A new report details out how and why this is happening…
Thanks to a new market research report from SEMA, we have confirmation of what we already knew: the popularity of restomod cars is on the rise and you can thank younger gearheads for that. Of those classic car businesses surveyed, 62% said they see an increase in restomods. In fact, they said half the work they do on classic vehicles is a restomod project. Driving this trend are gearheads under 45, with 38% of those surveyed in that age range going for a restomod build. That’s in comparison to only 22% of those aged 46 or older.
Don't believe the hype: the younger generations do like classic cars. Find out more here.
We’re sure someone will find something to complain about here. After all, purists don’t like restomods one bit. But the fact is many gearheads, especially the younger ones, are interested in more power, not having to crank an engine repeatedly to get it running, better handling, not dealing with overheating problems, and securing their ride with modern technology, among other things a restomod provides.
For the report, SEMA clarifies that while it’s traditionally defined classic cars as anything made before 1974, many DMVs and insurance companies consider anything 20-25 years-old as a classic, so that definition is used in the report. SEMA concedes that sky-high values for cars from the horsepower wars of the late 60s to the beginning of the 70s means many younger collectors must by necessity look at more modern vehicles. That’s not even close to shocking to us, but others might find that an earth-shattering revelation.
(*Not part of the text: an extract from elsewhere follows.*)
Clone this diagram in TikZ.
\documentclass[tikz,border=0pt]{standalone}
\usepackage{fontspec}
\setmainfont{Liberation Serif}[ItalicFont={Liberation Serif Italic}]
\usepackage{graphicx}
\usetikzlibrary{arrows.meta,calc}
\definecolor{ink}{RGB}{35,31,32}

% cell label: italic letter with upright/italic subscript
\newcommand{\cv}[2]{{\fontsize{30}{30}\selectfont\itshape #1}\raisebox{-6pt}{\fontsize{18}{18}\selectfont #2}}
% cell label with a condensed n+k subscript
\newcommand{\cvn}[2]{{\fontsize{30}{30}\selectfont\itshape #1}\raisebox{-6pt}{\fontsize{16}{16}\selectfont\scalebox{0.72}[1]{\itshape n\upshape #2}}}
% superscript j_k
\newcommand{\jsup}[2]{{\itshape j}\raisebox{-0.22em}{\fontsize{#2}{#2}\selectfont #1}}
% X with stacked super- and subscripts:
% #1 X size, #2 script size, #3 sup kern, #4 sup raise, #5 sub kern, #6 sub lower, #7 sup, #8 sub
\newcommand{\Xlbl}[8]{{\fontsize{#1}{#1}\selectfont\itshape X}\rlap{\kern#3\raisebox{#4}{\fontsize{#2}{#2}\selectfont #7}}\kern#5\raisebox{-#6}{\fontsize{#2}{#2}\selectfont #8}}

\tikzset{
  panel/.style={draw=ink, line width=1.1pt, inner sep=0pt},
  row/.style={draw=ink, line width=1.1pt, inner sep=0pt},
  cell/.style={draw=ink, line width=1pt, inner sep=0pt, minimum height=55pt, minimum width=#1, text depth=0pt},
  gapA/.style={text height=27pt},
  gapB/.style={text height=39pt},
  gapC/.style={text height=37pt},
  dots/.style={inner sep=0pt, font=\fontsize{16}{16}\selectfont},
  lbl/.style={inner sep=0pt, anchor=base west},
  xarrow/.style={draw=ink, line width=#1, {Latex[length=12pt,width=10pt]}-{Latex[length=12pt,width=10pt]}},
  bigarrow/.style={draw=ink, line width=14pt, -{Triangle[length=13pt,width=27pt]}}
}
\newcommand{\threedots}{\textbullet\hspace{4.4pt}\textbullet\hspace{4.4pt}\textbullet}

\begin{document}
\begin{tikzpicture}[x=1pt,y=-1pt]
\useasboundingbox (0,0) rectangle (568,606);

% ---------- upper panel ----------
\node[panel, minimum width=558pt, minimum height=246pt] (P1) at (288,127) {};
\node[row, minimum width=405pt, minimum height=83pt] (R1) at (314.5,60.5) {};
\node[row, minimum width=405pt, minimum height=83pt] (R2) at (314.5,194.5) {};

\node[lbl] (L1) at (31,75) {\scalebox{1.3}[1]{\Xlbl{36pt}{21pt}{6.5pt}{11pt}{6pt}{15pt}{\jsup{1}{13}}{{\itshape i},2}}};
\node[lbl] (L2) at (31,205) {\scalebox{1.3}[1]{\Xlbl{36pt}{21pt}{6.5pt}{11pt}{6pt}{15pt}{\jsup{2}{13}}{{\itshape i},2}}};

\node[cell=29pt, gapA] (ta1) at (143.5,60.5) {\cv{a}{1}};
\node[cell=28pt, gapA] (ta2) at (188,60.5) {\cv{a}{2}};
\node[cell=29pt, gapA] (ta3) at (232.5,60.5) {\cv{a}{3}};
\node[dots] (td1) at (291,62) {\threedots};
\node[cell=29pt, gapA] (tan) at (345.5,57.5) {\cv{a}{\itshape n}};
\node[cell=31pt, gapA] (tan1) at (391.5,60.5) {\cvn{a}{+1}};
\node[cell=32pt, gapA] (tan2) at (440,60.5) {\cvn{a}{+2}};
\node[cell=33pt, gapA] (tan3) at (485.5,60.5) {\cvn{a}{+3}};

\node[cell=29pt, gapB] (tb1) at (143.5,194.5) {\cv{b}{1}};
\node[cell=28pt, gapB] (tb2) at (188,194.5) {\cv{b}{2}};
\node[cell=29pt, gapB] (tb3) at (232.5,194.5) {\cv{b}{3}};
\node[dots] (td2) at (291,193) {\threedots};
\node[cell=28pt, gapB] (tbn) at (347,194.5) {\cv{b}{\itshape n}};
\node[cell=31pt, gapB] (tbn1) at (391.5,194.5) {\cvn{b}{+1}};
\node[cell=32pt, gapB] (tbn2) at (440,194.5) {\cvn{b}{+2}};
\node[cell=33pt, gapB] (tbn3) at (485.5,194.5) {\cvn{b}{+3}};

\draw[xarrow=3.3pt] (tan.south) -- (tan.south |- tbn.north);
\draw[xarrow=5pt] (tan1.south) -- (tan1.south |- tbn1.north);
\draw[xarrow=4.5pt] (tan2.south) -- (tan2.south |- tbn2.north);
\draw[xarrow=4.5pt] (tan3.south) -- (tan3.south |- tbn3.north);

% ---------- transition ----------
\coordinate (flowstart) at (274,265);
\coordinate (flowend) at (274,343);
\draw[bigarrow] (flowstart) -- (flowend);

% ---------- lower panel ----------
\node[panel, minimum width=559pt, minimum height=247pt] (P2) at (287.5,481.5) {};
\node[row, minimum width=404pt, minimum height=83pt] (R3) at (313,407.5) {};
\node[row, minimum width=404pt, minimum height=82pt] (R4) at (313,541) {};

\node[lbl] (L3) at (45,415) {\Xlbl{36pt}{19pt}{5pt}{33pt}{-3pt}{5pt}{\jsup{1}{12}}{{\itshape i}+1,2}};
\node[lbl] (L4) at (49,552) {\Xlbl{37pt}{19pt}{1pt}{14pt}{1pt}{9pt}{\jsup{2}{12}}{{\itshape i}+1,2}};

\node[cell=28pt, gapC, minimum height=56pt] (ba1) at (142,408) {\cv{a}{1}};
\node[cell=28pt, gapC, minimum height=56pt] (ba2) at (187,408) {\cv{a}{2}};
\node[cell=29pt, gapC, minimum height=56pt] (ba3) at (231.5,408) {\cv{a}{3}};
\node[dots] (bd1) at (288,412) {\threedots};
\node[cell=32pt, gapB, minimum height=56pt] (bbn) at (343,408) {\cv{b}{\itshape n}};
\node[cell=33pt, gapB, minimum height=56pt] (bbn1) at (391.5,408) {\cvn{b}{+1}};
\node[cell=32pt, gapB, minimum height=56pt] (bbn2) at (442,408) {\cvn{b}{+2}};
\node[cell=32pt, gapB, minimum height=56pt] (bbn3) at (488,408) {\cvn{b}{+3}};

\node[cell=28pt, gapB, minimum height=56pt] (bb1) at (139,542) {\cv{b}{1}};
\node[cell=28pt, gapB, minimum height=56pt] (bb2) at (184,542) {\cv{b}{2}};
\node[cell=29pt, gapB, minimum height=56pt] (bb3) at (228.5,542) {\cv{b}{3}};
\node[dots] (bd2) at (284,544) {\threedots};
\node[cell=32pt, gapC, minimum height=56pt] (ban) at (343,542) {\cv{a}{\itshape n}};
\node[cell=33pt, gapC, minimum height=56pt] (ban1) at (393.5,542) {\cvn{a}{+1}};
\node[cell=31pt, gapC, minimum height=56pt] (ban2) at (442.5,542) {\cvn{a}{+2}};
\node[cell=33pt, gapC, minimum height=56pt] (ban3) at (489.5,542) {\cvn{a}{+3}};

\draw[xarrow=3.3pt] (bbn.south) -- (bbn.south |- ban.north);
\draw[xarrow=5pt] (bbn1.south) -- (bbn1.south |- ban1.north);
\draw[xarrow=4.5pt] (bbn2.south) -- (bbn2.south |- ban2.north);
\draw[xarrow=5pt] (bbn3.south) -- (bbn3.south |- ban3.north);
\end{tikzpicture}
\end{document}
Also not shocking from the report is that younger gearheads are more likely to shop for cars and parts online. They also tend to interact with other enthusiasts on the internet more. We think you could say the same for literally any hobby under the sun.
Breaking the stereotype, the report also concludes younger classic car owners are more likely to DIY repairs or modifications on their vehicle. They often do the work themselves so they learn new skills, which is admirable and should be encouraged. However, they still leave jobs which require advanced skills or specialized tools to the professionals, so they’re not relying on bubble gum and duct tape to hold everything together.
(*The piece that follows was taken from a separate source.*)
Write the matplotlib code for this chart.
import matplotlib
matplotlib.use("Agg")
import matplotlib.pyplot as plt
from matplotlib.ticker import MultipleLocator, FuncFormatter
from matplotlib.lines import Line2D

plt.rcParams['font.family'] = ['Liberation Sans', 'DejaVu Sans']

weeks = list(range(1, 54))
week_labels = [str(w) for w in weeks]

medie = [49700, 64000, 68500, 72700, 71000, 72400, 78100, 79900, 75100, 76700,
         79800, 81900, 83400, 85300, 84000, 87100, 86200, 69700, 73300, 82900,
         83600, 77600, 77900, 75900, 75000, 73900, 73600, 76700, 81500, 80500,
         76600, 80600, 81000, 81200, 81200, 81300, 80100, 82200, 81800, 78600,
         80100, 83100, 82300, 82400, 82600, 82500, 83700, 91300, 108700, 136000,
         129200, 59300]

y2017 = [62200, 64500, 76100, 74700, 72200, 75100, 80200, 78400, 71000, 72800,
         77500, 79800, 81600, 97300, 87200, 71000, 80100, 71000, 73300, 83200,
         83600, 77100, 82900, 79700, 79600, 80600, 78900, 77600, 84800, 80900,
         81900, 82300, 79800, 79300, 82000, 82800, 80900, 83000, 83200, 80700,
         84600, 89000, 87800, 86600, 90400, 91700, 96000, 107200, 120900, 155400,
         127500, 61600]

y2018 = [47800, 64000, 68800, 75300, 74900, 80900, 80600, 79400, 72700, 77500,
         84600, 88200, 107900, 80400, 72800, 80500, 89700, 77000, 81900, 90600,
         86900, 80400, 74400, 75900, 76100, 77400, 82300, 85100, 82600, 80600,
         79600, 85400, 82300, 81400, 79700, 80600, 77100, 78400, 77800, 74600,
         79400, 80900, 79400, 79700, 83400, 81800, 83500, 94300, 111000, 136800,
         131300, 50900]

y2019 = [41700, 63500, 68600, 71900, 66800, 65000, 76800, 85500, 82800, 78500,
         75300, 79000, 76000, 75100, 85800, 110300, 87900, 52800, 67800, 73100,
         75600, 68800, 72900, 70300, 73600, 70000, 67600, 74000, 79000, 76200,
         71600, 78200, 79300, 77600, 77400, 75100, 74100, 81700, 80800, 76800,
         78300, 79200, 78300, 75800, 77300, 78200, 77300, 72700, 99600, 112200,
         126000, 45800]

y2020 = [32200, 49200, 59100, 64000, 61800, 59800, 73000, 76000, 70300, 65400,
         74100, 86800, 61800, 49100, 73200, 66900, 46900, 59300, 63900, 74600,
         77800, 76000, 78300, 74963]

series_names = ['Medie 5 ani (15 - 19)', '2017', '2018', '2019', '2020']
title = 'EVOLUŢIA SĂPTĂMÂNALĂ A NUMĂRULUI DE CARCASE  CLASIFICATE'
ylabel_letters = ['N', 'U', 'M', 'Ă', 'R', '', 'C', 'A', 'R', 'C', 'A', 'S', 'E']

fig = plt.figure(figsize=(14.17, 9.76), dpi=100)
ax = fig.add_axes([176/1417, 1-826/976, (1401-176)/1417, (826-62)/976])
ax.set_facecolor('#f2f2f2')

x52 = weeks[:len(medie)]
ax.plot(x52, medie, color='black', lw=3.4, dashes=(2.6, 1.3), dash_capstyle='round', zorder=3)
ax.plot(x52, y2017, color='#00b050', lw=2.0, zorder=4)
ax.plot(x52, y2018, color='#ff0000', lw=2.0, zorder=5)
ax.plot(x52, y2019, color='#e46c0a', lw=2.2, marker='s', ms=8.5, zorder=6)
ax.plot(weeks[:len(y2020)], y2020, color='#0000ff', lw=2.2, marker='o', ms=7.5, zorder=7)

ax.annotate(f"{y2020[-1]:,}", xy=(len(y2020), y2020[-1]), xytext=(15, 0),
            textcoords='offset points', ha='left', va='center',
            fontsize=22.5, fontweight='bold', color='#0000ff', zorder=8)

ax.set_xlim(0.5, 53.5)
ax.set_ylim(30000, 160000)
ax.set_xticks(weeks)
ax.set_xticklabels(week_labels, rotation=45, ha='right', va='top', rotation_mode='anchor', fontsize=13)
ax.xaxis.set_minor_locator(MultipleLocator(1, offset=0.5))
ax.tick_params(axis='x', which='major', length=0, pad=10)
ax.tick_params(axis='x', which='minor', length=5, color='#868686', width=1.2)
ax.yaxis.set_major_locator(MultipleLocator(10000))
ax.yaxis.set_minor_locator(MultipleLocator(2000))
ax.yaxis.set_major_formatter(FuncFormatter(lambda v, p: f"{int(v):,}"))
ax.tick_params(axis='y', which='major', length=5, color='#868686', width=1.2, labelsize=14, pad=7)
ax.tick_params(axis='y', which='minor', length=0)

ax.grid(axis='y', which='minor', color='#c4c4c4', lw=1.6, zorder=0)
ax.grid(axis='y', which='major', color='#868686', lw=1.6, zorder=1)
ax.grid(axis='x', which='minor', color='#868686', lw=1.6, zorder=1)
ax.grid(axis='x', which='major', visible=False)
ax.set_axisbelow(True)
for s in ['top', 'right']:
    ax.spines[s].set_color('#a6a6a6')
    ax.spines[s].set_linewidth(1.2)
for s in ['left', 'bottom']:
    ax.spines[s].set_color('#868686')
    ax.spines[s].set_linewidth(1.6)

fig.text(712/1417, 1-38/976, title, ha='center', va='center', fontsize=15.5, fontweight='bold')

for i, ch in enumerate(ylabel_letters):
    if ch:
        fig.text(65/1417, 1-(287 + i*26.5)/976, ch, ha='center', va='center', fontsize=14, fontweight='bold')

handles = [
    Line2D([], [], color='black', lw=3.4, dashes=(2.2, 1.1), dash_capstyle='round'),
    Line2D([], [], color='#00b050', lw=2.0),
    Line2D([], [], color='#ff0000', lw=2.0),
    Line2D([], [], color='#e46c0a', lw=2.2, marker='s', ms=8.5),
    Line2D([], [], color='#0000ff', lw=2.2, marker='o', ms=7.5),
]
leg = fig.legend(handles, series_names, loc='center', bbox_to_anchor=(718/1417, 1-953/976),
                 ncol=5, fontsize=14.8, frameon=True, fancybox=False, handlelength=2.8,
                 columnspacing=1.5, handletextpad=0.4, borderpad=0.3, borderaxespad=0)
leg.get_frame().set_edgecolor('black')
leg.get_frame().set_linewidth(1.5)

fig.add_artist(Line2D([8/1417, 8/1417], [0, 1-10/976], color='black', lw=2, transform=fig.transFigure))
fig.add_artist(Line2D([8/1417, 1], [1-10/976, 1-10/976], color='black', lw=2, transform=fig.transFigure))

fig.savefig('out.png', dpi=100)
Despite what some may think and say, younger generations do like cars a lot, so the hobby isn’t dying out like you might have heard. It wasn’t that long ago that major publications, including some car sites, were saying Millennials would rather have an Xbox than a classic car, as if they cost even remotely the same amount. Also, what’s considered a classic by younger generations is shifting dramatically, similarly to how a few decades ago there was a shift in which vehicles were classified as classics while the older generations strongly objected. This is a pattern which will be repeated over and over throughout time.
SEMA estimates at least 9.4 million classic cars are operational and registered to drive on public roads right now. That number is lower than what some other organizations estimate, but it does clearly illustrate that classic vehicle ownership and the hobby surrounding it isn’t as fringe as some would like to portray. It also means attempting to ban older cars from public roads won’t be such a popular move.
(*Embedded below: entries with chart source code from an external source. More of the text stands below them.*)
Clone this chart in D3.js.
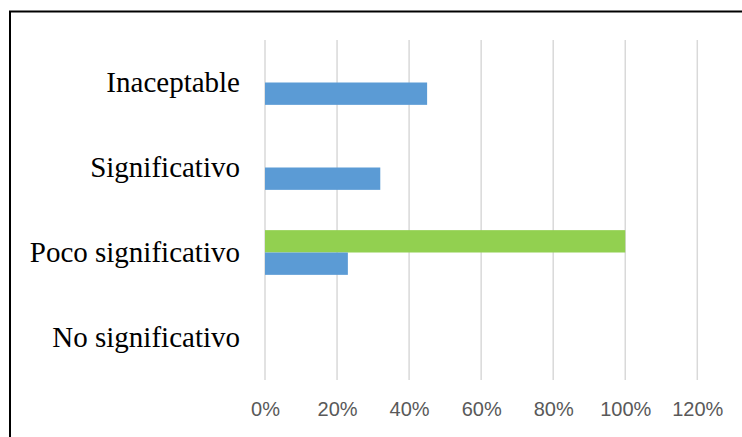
<!DOCTYPE html>
<html>
<head>
<meta charset="utf-8">
<script src="https://cdn.jsdelivr.net/npm/d3@7"></script>
<style>
  html, body { margin: 0; padding: 0; background: #fff; }
  svg { display: block; }
</style>
</head>
<body>
<svg id="chart" width="742" height="437"></svg>
<script>
// Categories, top to bottom
const categories = ["Inaceptable", "Significativo", "Poco significativo", "No significativo"];
// Two series per category (green drawn above blue inside each group)
const seriesNames = ["Serie 2", "Serie 1"];
const serieGreen = [0, 0, 1.00, 0];
const serieBlue = [0.45, 0.32, 0.23, 0];
const tickValues = [0, 0.2, 0.4, 0.6, 0.8, 1.0, 1.2];
const seriesColors = ["#92d050", "#5b9bd5"];

const svg = d3.select("#chart");

// Outer frame (only top and left edges fall inside the view)
svg.append("rect")
  .attr("x", 10).attr("y", 11.5)
  .attr("width", 800).attr("height", 500)
  .attr("fill", "none").attr("stroke", "#000").attr("stroke-width", 2);

const plot = { left: 265, right: 697.3, top: 40, bottom: 380 };

const x = d3.scaleLinear().domain([0, 1.2]).range([plot.left, plot.right]);
const y = d3.scaleBand().domain(categories).range([plot.top, plot.bottom])
  .paddingInner(0.474).paddingOuter(0.237);
const ySub = d3.scaleBand().domain(seriesNames).range([0, y.bandwidth()]);

// Vertical gridlines
svg.append("g").selectAll("line").data(tickValues).join("line")
  .attr("x1", d => x(d)).attr("x2", d => x(d))
  .attr("y1", plot.top).attr("y2", plot.bottom)
  .attr("stroke", "#d9d9d9").attr("stroke-width", 1.5);

// Bars
const rows = categories.map((c, i) => ({ cat: c, values: [serieGreen[i], serieBlue[i]] }));
const groups = svg.append("g").selectAll("g").data(rows).join("g")
  .attr("transform", d => `translate(0,${y(d.cat)})`);
groups.selectAll("rect")
  .data(d => d.values.map((v, j) => ({ name: seriesNames[j], v, color: seriesColors[j] })))
  .join("rect")
  .attr("x", x(0))
  .attr("y", d => ySub(d.name))
  .attr("width", d => x(d.v) - x(0))
  .attr("height", ySub.bandwidth())
  .attr("fill", d => d.color);

// Category labels
const yAxis = d3.axisLeft(y).tickSize(0).tickPadding(25);
const gy = svg.append("g").attr("transform", `translate(${plot.left},0)`).call(yAxis);
gy.select(".domain").remove();
gy.selectAll("text")
  .attr("font-family", "'Liberation Serif', 'Times New Roman', serif")
  .attr("font-size", 29).attr("fill", "#000");

// Percentage axis
const xAxis = d3.axisBottom(x).tickValues(tickValues).tickSize(0).tickPadding(22)
  .tickFormat(d3.format(".0%"));
const gx = svg.append("g").attr("transform", `translate(0,${plot.bottom})`).call(xAxis);
gx.select(".domain").remove();
gx.selectAll("text")
  .attr("font-family", "'Liberation Sans', Arial, sans-serif")
  .attr("font-size", 20).attr("fill", "#595959");
</script>
</body>
</html>
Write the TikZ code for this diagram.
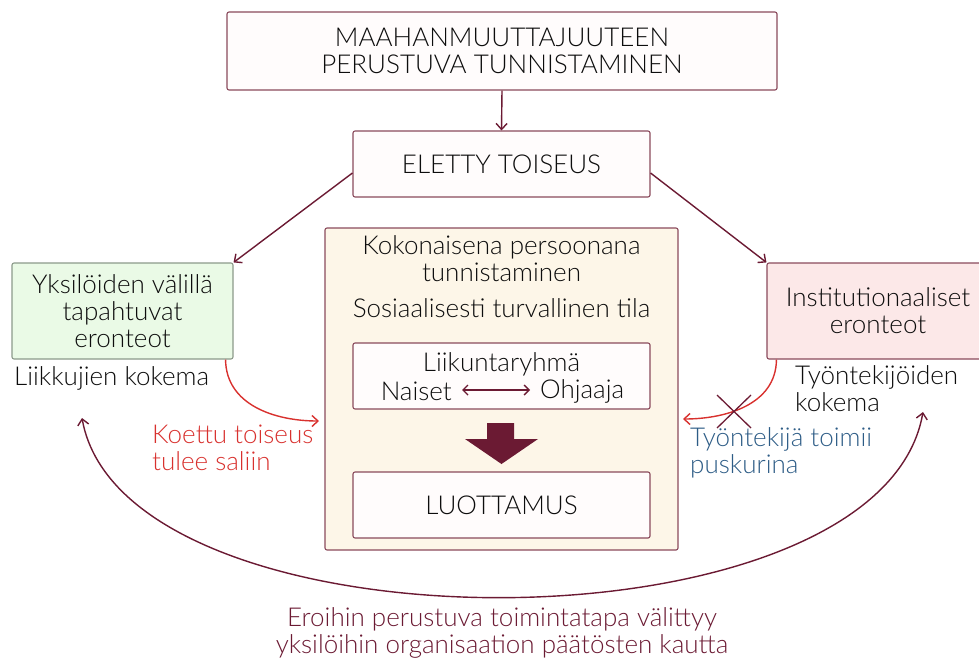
\documentclass[tikz,border=0pt]{standalone}
\usepackage{fontspec}
\IfFontExistsTF{Lato Light}{\setmainfont{Lato Light}}{\setmainfont{Lato}}
\usetikzlibrary{arrows.meta}
\definecolor{maroon}{HTML}{6B1A33}
\definecolor{boxline}{HTML}{8A4A5C}
\definecolor{greenfill}{HTML}{EAFAE6}
\definecolor{greenline}{HTML}{8C9A8A}
\definecolor{pinkfill}{HTML}{FCE8E8}
\definecolor{creamfill}{HTML}{FDF6E8}
\definecolor{boxfill}{HTML}{FFFCFC}
\definecolor{redtxt}{HTML}{D8312E}
\definecolor{bluetxt}{HTML}{2D5C86}
\tikzset{
  base/.style={font=\fontsize{26}{27}\selectfont, text=black!95},
  box/.style={base, draw=boxline, line width=1.1pt, rounded corners=2pt, fill=boxfill,
    align=center, inner sep=0pt},
  plain/.style={base, align=center, inner sep=0pt},
  conn/.style={draw=maroon, line width=1.4pt, -{Straight Barb[length=6pt,width=11pt]}},
  redconn/.style={draw=redtxt, line width=1.4pt, -{Straight Barb[length=6pt,width=11pt]}},
}
\begin{document}
\begin{tikzpicture}[x=1pt,y=-1pt]
\useasboundingbox (0,0) rectangle (979,661);

% upper chain
\node[box, minimum width=550pt, minimum height=78pt] (top) at (502,51)
  {MAAHANMUUTTAJUUTEEN\\PERUSTUVA TUNNISTAMINEN};
\node[box, minimum width=297pt, minimum height=66pt] (eletty) at (501.5,164) {ELETTY TOISEUS};
\draw[conn] (top.south) -- (eletty.north);

% side boxes
\node[box, fill=greenfill, draw=greenline, minimum width=221pt, minimum height=96pt] (ind) at (122.5,311)
  {Yksilöiden välillä\\tapahtuvat\\eronteot};
\node[box, fill=pinkfill, minimum width=222pt, minimum height=96pt] (inst) at (878,311)
  {Institutionaaliset\\eronteot};
\node[plain, anchor=west] (liikkujat) at (14,378) {Liikkujien kokema};
\node[plain, anchor=north west, align=left] (tyont) at (795,365) {Työntekijöiden\\kokema};

\draw[conn] (eletty.west |- 0,173) -- (ind.north east);
\draw[conn] (eletty.east |- 0,173) -- (inst.north west);

% central space
\node[box, fill=creamfill, minimum width=353pt, minimum height=322pt] (tila) at (501.5,389) {};
\node[plain] (koko) at (501.5,259) {Kokonaisena persoonana\\tunnistaminen};
\node[plain] (turva) at (501.5,308) {Sosiaalisesti turvallinen tila};
\node[box, minimum width=297pt, minimum height=66pt] (ryhma) at (501.5,376) {};
\node[plain] (liik) at (501.5,364) {Liikuntaryhmä};
\node[plain, anchor=east] (naiset) at (452,391) {Naiset};
\node[plain, anchor=west] (ohjaaja) at (540,391) {Ohjaaja};
\draw[draw=maroon, line width=1.4pt, {Straight Barb[length=5pt,width=10pt]}-{Straight Barb[length=5pt,width=10pt]}]
  ([xshift=10pt,yshift=1pt]naiset.east) -- ([xshift=-10pt,yshift=1pt]ohjaaja.west);
\node[box, minimum width=297pt, minimum height=66pt] (luott) at (501.5,505) {LUOTTAMUS};
\fill[maroon] (487,423) -- (514,423) -- (514,439) -- (538,439) -- (501.5,464)
  -- (465,439) -- (487,439) -- cycle;

% experiences entering the hall
\coordinate (inL) at (319,421);
\coordinate (inR) at (683,419);
\draw[redconn] (ind.south east) ++(-8pt,0) .. controls (226,405) and (275,421) .. (inL);
\draw[redconn] (inst.south west) ++(10pt,0) .. controls (776,405) and (725,419) .. (inR);
\node[plain, anchor=north west, align=left, text=redtxt] (koettu) at (152,425) {Koettu toiseus\\tulee saliin};
\node[plain, anchor=north west, align=left, text=bluetxt] (pusk) at (690,427) {Työntekijä toimii\\puskurina};
\draw[maroon, line width=1.3pt] (717,395) -- (751,428) (751,395) -- (717,428);

% feedback loop
\coordinate (loopL) at (82,418);
\coordinate (loopR) at (923,412);
\draw[draw=maroon, line width=1.4pt, {Straight Barb[length=6pt,width=11pt]}-{Straight Barb[length=6pt,width=11pt]}]
  (loopL) .. controls (125,658) and (880,658) .. (loopR);
\node[plain, text=maroon] (bottom) at (502,633) {Eroihin perustuva toimintatapa välittyy\\yksilöihin organisaation päätösten kautta};
\end{tikzpicture}
\end{document}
Another interesting fact which came out in the survey was that 44% of classic car owners say they want to keep their vehicle forever. In other words, they’re not interested in selling the one they own, even if it’s worth a serious amount of cash. And since most people only own one classic car, they likely won’t acquire another but instead will be content with what they have. Most of us barely have room and resources for one hobby vehicle, let alone a whole stable of them.